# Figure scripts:
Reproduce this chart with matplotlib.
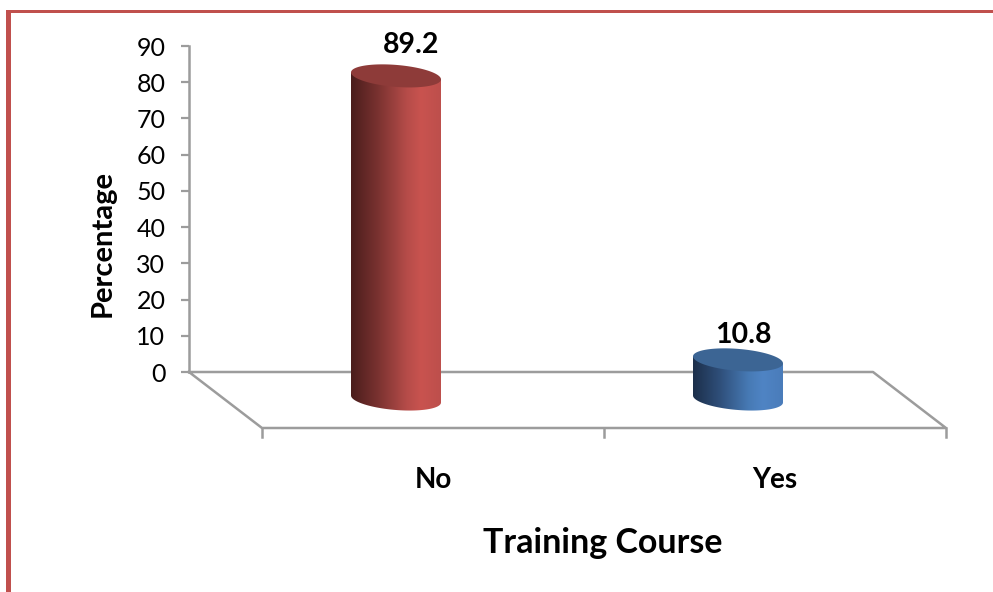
import numpy as np
import matplotlib
matplotlib.use('Agg')
import matplotlib.pyplot as plt
from matplotlib.colors import LinearSegmentedColormap
from matplotlib.patches import Polygon, Rectangle

plt.rcParams['font.family'] = ['Lato', 'DejaVu Sans']

# Data
categories = ['No', 'Yes']
values = [89.2, 10.8]
y_ticks = [0, 10, 20, 30, 40, 50, 60, 70, 80, 90]

W, H = 993, 592
GREY = '#9c9c9c'
RED = '#c0504d'

# gradient stops and top colour of each cylinder
ramps = [['#4a1d1c', '#7a3230', '#b54c49', '#c9534f', '#bd4f4c'],
         ['#1c2f4a', '#2f4f7a', '#477ab5', '#4f84c4', '#4a7cba']]
top_colors = ['#8e3b39', '#3c6594']

fig = plt.figure(figsize=(W / 100, H / 100), dpi=100)

# outer frame of the slide
fig.patches.append(Rectangle((6 / W, 1 - 13 / H), (W - 6) / W, 3 / H, transform=fig.transFigure, color=RED, lw=0))
fig.patches.append(Rectangle((6 / W, 0), 5 / W, 1 - 10 / H, transform=fig.transFigure, color=RED, lw=0))

# axes = back wall of the 3d chart, 189..873 px wide and 46..372 px down
ax = fig.add_axes([189 / W, 1 - 372 / H, 684 / W, 326 / H])
ax.set_xlim(-0.5, 1.5)
ax.set_ylim(0, 90)
ax.patch.set_alpha(0)
px_x = 2 / 684
px_y = 90 / 326

for side in ['top', 'right', 'bottom']:
    ax.spines[side].set_visible(False)
ax.spines['left'].set_color(GREY)
ax.spines['left'].set_linewidth(1.8)
ax.set_xticks([])
ax.set_yticks(y_ticks)
ax.tick_params(axis='y', length=6, width=1.6, color=GREY, labelsize=18, pad=11, labelcolor='black')

# floor of the chart, front edge shifted by the depth offset
dx, dy = 73 * px_x, -56 * px_y
fx = [-0.5, 1.5, 1.5 + dx, -0.5 + dx, -0.5]
fy = [0, 0, dy, dy, 0]
ax.plot(fx, fy, color=GREY, lw=1.8, clip_on=False, zorder=1)
for k in range(3):
    ax.plot([-0.5 + k + dx] * 2, [dy, dy - 9 * px_y], color=GREY, lw=1.8, clip_on=False, zorder=1)

# cylinders
a = 45 * px_x
b = 11 * px_y
skew = 3.5 * px_y
base_y = -27 * px_y
bar_shift = 36 * px_x
t = np.linspace(0, 2 * np.pi, 121)
label_dx = [15, 5]
label_dy = [31, 25]

for i, val in enumerate(values):
    cx = i + bar_shift
    top = val + base_y
    ex = cx + a * np.cos(t)
    skew_part = skew * np.cos(t)
    # lower half of the base joined to the left and right edges
    low = np.linspace(np.pi, 2 * np.pi, 61)
    bx = cx + a * np.cos(low)
    by = base_y + b * np.sin(low) - skew * np.cos(low)
    body = np.column_stack([np.r_[cx - a, bx, cx + a], np.r_[top + skew, by, top - skew]])
    clip = Polygon(body, transform=ax.transData, fc='none', ec='none')
    clip.set_clip_on(False)
    ax.add_patch(clip)
    cmap = LinearSegmentedColormap.from_list('c', list(zip([0, 0.3, 0.62, 0.78, 1], ramps[i])))
    img = ax.imshow(np.linspace(0, 1, 256).reshape(1, -1), cmap=cmap, aspect='auto',
                    extent=[cx - a, cx + a, base_y - 2 * b, top + 2 * b], zorder=2)
    img.set_clip_path(clip)
    img.set_clip_box(fig.bbox)
    ax.fill(ex, top + b * np.sin(t) - skew_part, color=top_colors[i], lw=0, zorder=3, clip_on=False)
    ax.annotate(f'{val}', xy=(cx, top), xytext=(label_dx[i] * 0.72, label_dy[i] * 0.72),
                textcoords='offset points', ha='center', va='center',
                fontsize=20.5, fontweight='bold', annotation_clip=False)
    # category label sits under the front edge
    ax.text(i + dx, -107.5 * px_y, categories[i], ha='center', va='center', fontsize=20, fontweight='bold')

ax.set_xlim(-0.5, 1.5)
ax.set_ylim(0, 90)

fig.text(103 / W, 1 - 243 / H, 'Percentage', rotation=90, ha='center', va='center', fontsize=21, fontweight='bold')
fig.text(603 / W, 1 - 543 / H, 'Training Course', ha='center', va='center', fontsize=24.5, fontweight='bold')

fig.savefig('out.png', dpi=100)
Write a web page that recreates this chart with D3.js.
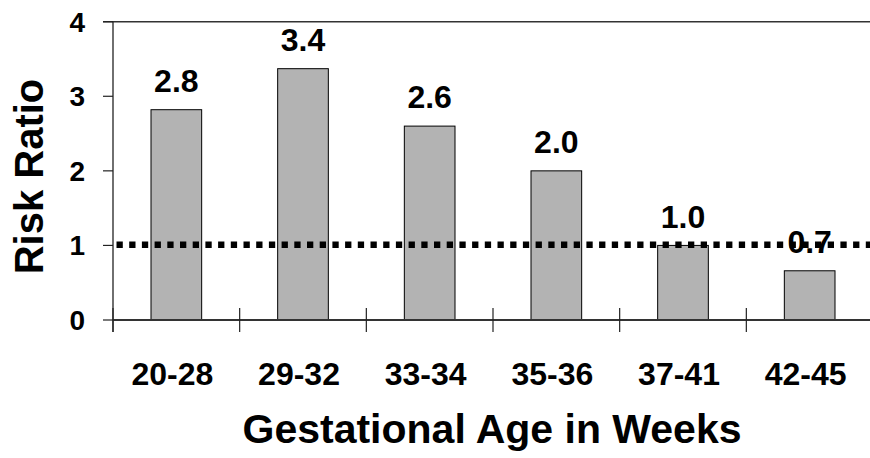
<!DOCTYPE html>
<html>
<head>
<meta charset="utf-8">
<script src="https://cdn.jsdelivr.net/npm/d3@7"></script>
<style>
  html, body { margin: 0; padding: 0; background: #fff; overflow: hidden; }
  text { font-family: "Liberation Sans", Arial, sans-serif; font-weight: bold; fill: #000; }
</style>
</head>
<body>
<script>
// ---- data ----
const categories = ["20-28", "29-32", "33-34", "35-36", "37-41", "42-45"];
const riskRatios = [2.82, 3.37, 2.6, 2.0, 1.0, 0.66];
const yTicks = [0, 1, 2, 3, 4];
const referenceValue = 1;
const xTitle = "Gestational Age in Weeks";
const yTitle = "Risk Ratio";

// ---- layout ----
const W = 870, H = 458;
const svg = d3.select("body").append("svg").attr("width", W).attr("height", H);

const x = d3.scaleBand().domain(categories).range([113, 873])
  .paddingInner(0.6).paddingOuter(0.3);
const y = d3.scaleLinear().domain([0, 4]).range([320, 21.7]);
const step = x.step();
const boundaries = d3.range(categories.length + 1).map(i => 113 + i * step);

// frame top line
svg.append("line").attr("x1", 103).attr("x2", 873).attr("y1", y(4)).attr("y2", y(4))
  .attr("stroke", "#333").attr("stroke-width", 1.5);

// y axis
const yAxis = svg.append("g");
yAxis.append("line").attr("x1", 113).attr("x2", 113).attr("y1", y(4)).attr("y2", 332)
  .attr("stroke", "#222").attr("stroke-width", 1.3);
yAxis.selectAll("line.tk").data(yTicks).join("line").attr("class", "tk")
  .attr("x1", 103).attr("x2", 113).attr("y1", d => y(d)).attr("y2", d => y(d))
  .attr("stroke", "#222").attr("stroke-width", 1.2);
yAxis.selectAll("text").data(yTicks).join("text")
  .attr("x", 85).attr("y", d => y(d) + 10).attr("text-anchor", "end")
  .attr("font-size", 28).text(d => d);

// bars
svg.selectAll("rect.bar").data(riskRatios).join("rect").attr("class", "bar")
  .attr("x", (d, i) => x(categories[i]))
  .attr("width", x.bandwidth())
  .attr("y", d => y(d))
  .attr("height", d => y(0) - y(d))
  .attr("fill", "#b3b3b3").attr("stroke", "#000").attr("stroke-width", 1);

// x axis
svg.append("line").attr("x1", 113).attr("x2", 873).attr("y1", y(0)).attr("y2", y(0))
  .attr("stroke", "#333").attr("stroke-width", 2);
svg.selectAll("line.xtk").data(boundaries).join("line").attr("class", "xtk")
  .attr("x1", d => d).attr("x2", d => d).attr("y1", 308).attr("y2", 332)
  .attr("stroke", "#222").attr("stroke-width", 1.2);

// reference dotted line
svg.append("line").attr("x1", 116.5).attr("x2", 873)
  .attr("y1", y(referenceValue) - 0.8).attr("y2", y(referenceValue) - 0.8)
  .attr("stroke", "#000").attr("stroke-width", 6.5).attr("stroke-dasharray", "6.3 6.4");

// value labels
const fmt = d3.format(".1f");
svg.selectAll("text.val").data(riskRatios).join("text").attr("class", "val")
  .attr("x", (d, i) => x(categories[i]) + x.bandwidth() / 2)
  .attr("y", d => y(d) - 17.7)
  .attr("text-anchor", "middle").attr("font-size", 32).text(d => fmt(d));

// x tick labels
svg.selectAll("text.cat").data(categories).join("text").attr("class", "cat")
  .attr("x", d => x(d) + x.bandwidth() / 2 - 4)
  .attr("y", 385)
  .attr("text-anchor", "middle").attr("font-size", 32).text(d => d);

// axis titles
svg.append("text").attr("x", 492).attr("y", 443).attr("text-anchor", "middle")
  .attr("font-size", 41).text(xTitle);
svg.append("text").attr("transform", "translate(43,176.5) rotate(-90)")
  .attr("text-anchor", "middle").attr("font-size", 40).text(yTitle);
</script>
</body>
</html>
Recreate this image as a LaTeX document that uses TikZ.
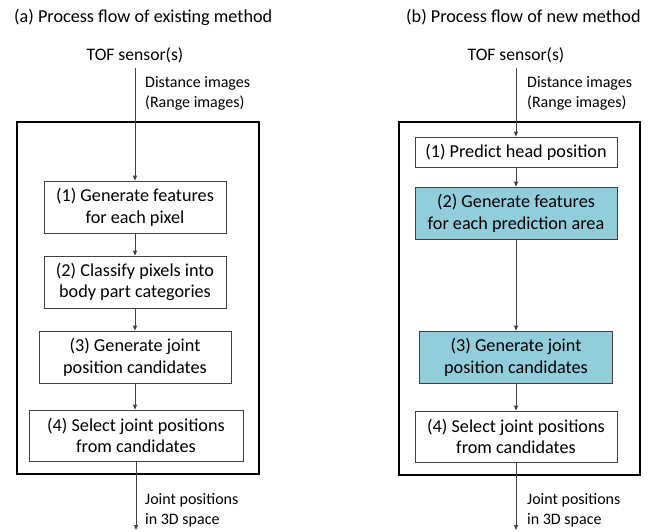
\documentclass[tikz,border=0pt]{standalone}
\usepackage{fontspec}
\setmainfont{Carlito}
\usetikzlibrary{arrows.meta}
\definecolor{boxblue}{RGB}{146,205,220}
\definecolor{linegray}{RGB}{64,64,64}
\tikzset{
  stepbox/.style={draw=linegray, line width=0.8pt, fill=white, align=center, inner sep=0pt, font=\fontsize{18.2}{21.7}\selectfont},
  bluebox/.style={stepbox, fill=boxblue},
  outerbox/.style={draw=black, line width=2pt},
  flow/.style={draw=linegray, line width=0.8pt, -{Triangle[length=5pt,width=4pt]}},
  lbl/.style={anchor=west, align=left, inner sep=0pt, font=\fontsize{16}{20}\selectfont},
  ttl/.style={anchor=west, inner sep=0pt, font=\fontsize{18.2}{20}\selectfont},
  src/.style={inner sep=0pt, font=\fontsize{17.6}{20}\selectfont}
}
\begin{document}
\begin{tikzpicture}[x=1pt,y=-1pt]
\useasboundingbox (0,0) rectangle (657,531);
% ---------- left panel ----------
\node[ttl] (ta) at (14,17) {(a) Process flow of existing method};
\node[src] (sa) at (135,55) {TOF sensor(s)};
\draw[outerbox] (17,122) rectangle (259,474);
\node[stepbox, minimum width=182pt, minimum height=52pt] (a1) at (135,207) {(1) Generate features\\for each pixel};
\node[stepbox, minimum width=182pt, minimum height=52pt] (a2) at (135,282) {(2) Classify pixels into\\body part categories};
\node[stepbox, minimum width=192pt, minimum height=52pt] (a3) at (135,357) {(3) Generate joint\\position candidates};
\node[stepbox, minimum width=214pt, minimum height=51pt] (a4) at (136,435.5) {(4) Select joint positions\\from candidates};
\coordinate (ea) at (136,530);
\coordinate (sa0) at (135,68);
\draw[flow] (sa0) -- (a1.north);
\draw[flow] (a1) -- (a2);
\draw[flow] (a2) -- (a3);
\draw[flow] (a3.south) -- (a4.north -| a3.south);
\draw[flow] (a4.south) -- (ea);
\node[lbl] (la1) at (145,93) {Distance images\\(Range images)};
\node[lbl] (la2) at (145,510) {Joint positions\\in 3D space};
% ---------- right panel ----------
\node[ttl] (tb) at (406,17) {(b) Process flow of new method};
\node[src] (sb) at (516,55) {TOF sensor(s)};
\draw[outerbox] (399,122) rectangle (640,475);
\node[stepbox, minimum width=202pt, minimum height=30pt] (b1) at (516,152) {(1) Predict head position};
\node[bluebox, minimum width=202pt, minimum height=52pt] (b2) at (516,213) {(2) Generate features\\for each prediction area};
\node[bluebox, minimum width=193pt, minimum height=52pt] (b3) at (516,357) {(3) Generate joint\\position candidates};
\node[stepbox, minimum width=202pt, minimum height=51pt] (b4) at (516,436.5) {(4) Select joint positions\\from candidates};
\coordinate (eb) at (516,530);
\coordinate (sb0) at (516,68);
\draw[flow] (sb0) -- (b1.north);
\draw[flow] (b1) -- (b2);
\draw[flow] (b2) -- (b3);
\draw[flow] (b3) -- (b4);
\draw[flow] (b4.south) -- (eb);
\node[lbl] (lb1) at (527,93) {Distance images\\(Range images)};
\node[lbl] (lb2) at (527,510) {Joint positions\\in 3D space};
\end{tikzpicture}
\end{document}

# SET TASK:
Scan the data above; copy every line where "that" appears.

# ANSWER FOR THE TASK:
Write a web page that recreates this chart with D3.js.
Recreate this image as a LaTeX document that uses TikZ.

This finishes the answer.